In tempi di grandi emergenze militari ogni ministro della Difesa che si rispetti indossa la tuta mimetica.

È un segnale: il capo degli eserciti mostra che è pronto a combattere. Ma allora quando infuria l’influenza il ministro della Sanità dovrebbe girare con il camice bianco e lo stetoscopio nel taschino e il ministro dell’Agricoltura con cappello di paglia e il forcone nella crisi delle quote latte, il ministro del Lavoro in tuta da operaio il giorno dello sciopero generale, il ministro delle Finanze con il cesto della questua in tempi di legge finanziaria, il ministro dell’Interno in manette ogni volta che sbarca un clandestino. E il ministro delle Pari opportunità il giorno del Gay Pride dovrebbe conciarsi da travestito.

Sembra un’arlecchinata, invece è l’irruzione nella filosofia politica di una nuova scienza, da sempre trascurata: la Mimetica.
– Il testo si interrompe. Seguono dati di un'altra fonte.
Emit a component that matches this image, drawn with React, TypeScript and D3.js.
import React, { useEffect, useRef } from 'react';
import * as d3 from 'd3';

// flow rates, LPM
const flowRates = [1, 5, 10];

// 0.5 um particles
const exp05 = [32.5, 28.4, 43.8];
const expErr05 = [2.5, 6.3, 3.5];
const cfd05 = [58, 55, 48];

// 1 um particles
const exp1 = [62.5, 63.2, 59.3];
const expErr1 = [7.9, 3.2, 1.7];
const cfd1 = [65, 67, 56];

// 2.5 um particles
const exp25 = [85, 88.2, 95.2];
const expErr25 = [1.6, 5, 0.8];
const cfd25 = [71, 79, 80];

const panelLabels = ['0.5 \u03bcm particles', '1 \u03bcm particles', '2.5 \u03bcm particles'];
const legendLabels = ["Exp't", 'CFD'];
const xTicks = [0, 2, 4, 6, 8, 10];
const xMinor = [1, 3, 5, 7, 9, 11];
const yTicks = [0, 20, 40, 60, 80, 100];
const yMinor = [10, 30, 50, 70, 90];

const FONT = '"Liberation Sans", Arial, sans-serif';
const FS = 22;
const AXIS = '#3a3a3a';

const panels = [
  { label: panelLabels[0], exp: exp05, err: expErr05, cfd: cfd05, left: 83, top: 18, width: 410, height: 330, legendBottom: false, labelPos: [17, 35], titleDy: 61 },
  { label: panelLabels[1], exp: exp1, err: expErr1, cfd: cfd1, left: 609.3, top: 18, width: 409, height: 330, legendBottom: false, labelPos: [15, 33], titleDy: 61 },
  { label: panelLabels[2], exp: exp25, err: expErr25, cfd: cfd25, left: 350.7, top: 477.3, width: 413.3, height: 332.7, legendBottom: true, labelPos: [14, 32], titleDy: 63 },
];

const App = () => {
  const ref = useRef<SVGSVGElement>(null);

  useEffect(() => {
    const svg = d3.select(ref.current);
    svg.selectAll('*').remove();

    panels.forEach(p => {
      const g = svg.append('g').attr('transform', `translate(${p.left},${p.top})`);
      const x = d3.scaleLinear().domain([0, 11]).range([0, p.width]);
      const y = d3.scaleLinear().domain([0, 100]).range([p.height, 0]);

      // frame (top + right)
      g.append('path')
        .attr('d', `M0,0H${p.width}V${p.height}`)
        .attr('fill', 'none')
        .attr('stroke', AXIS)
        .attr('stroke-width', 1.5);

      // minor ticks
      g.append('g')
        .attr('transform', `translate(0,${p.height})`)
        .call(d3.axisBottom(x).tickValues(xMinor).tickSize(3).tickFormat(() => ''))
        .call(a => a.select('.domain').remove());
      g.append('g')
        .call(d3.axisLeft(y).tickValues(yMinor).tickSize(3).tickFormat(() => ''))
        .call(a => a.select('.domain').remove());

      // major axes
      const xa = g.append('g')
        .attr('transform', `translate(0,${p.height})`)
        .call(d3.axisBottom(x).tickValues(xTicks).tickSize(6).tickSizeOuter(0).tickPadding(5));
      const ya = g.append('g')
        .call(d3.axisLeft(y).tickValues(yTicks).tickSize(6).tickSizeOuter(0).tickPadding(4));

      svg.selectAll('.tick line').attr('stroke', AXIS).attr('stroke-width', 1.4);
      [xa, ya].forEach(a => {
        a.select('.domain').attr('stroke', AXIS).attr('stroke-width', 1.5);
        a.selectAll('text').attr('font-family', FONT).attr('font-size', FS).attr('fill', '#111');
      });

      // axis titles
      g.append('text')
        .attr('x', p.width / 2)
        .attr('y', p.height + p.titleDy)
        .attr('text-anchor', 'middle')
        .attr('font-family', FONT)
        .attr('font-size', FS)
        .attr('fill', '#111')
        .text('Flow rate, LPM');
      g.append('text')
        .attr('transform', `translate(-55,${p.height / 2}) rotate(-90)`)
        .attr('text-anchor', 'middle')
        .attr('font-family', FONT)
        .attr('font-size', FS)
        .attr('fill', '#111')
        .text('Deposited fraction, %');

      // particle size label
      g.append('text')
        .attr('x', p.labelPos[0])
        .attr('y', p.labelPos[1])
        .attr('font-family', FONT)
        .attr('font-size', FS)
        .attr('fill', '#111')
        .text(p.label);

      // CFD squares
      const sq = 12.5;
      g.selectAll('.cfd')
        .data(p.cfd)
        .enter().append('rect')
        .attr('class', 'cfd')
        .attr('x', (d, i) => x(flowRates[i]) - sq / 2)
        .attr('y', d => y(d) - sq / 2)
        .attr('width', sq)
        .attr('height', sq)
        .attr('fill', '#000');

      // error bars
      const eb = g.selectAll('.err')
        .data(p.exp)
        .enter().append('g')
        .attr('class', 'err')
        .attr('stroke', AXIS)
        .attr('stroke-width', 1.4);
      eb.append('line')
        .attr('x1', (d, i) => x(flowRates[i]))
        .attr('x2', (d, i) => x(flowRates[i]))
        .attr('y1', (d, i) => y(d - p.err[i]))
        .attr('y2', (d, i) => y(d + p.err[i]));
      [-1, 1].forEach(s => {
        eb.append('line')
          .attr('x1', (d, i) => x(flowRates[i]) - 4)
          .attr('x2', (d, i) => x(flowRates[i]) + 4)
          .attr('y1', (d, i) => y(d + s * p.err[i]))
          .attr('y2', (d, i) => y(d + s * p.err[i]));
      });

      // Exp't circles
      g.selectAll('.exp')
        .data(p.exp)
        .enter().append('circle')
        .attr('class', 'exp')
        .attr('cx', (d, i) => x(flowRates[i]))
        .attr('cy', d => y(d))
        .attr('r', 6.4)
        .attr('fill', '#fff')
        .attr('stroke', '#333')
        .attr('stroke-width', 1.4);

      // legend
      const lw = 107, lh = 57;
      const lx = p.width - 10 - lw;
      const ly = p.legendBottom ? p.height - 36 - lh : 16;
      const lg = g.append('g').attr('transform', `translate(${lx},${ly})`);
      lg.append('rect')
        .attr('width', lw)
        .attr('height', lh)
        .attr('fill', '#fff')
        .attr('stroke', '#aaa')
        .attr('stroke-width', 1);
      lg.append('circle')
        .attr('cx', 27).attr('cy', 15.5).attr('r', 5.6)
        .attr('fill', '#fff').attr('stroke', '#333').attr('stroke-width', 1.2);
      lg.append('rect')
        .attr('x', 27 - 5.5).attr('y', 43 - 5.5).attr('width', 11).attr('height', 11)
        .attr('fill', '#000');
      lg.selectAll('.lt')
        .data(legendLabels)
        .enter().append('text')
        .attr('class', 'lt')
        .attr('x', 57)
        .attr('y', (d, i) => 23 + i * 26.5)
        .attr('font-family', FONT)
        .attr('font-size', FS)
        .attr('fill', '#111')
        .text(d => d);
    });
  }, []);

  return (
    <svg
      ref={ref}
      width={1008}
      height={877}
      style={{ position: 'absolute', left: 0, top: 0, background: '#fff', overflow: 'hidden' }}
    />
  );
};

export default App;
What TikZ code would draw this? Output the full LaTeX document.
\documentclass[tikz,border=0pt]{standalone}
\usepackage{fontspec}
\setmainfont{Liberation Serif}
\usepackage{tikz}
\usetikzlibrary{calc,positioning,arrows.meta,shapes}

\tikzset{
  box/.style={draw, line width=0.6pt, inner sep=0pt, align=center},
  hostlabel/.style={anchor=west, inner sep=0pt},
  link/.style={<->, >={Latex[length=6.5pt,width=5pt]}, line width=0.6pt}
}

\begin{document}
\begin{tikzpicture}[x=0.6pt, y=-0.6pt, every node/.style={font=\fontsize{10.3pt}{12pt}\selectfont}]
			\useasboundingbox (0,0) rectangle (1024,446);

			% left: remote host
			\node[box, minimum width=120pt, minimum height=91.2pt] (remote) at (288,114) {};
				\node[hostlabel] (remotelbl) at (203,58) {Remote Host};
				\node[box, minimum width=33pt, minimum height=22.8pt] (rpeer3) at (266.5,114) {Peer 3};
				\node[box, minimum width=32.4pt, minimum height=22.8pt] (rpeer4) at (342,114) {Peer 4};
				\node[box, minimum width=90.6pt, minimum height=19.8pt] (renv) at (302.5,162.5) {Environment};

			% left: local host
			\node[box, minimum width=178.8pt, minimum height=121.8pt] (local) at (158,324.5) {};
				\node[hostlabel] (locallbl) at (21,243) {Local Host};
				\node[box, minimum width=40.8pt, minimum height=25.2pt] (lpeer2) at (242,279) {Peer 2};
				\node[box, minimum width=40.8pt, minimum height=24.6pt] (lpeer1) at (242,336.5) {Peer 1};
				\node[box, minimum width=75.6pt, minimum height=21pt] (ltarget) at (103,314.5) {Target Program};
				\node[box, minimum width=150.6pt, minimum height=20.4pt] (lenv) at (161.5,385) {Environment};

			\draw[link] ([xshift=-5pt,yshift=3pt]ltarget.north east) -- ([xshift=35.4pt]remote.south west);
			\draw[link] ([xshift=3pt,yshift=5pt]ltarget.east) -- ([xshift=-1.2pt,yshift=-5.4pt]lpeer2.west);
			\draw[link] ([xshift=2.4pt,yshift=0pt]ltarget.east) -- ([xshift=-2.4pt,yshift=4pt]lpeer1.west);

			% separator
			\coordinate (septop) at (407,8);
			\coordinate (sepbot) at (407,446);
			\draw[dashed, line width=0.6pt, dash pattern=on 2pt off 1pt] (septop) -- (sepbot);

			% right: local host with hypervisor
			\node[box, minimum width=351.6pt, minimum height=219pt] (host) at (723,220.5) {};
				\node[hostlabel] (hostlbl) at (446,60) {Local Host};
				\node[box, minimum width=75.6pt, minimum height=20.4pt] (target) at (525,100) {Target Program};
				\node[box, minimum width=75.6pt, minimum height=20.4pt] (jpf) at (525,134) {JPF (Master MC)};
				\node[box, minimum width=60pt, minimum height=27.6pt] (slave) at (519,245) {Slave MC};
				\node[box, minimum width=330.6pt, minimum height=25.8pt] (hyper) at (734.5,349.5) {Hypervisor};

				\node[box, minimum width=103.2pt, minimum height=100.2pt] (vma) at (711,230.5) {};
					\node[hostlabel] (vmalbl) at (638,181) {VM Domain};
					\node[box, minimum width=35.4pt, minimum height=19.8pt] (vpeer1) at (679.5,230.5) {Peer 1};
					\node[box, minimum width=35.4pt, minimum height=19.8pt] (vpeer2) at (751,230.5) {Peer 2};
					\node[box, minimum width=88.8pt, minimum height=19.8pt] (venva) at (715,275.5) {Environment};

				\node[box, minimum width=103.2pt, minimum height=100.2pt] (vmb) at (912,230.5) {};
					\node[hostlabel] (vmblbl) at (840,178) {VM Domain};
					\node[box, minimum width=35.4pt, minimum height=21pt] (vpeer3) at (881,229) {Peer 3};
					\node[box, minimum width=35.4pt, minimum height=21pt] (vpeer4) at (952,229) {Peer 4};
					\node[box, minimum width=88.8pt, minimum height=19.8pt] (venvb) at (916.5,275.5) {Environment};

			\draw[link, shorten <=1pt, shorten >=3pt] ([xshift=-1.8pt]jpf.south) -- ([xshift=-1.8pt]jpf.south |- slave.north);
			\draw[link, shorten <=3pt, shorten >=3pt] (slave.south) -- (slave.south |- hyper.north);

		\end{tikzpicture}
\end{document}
Mentre l’Etica definisce il Giusto e l’Estetica il Bello, la Mimetica serve a confondere l’uno e l’altro.

Il giorno dei primi bombardamenti italiani in Libia ha fatto bene il nostro ministro della Difesa a indossare una mimetica giallo ocra e terra bruciata: i colori del deserto.

Ma allora, per tattica coerenza, il giorno dello spiegamento dei nostri militari a Napoli come immondezzai avrebbe dovuto indossare una mimetica color umido organico e pantegana morta, con lattine di pomodoro e sacchetti di plastica appesi all’elmetto.

Sarebbe stato il completamento della Mimetica nella sua più moderna forma di Pantomimetica.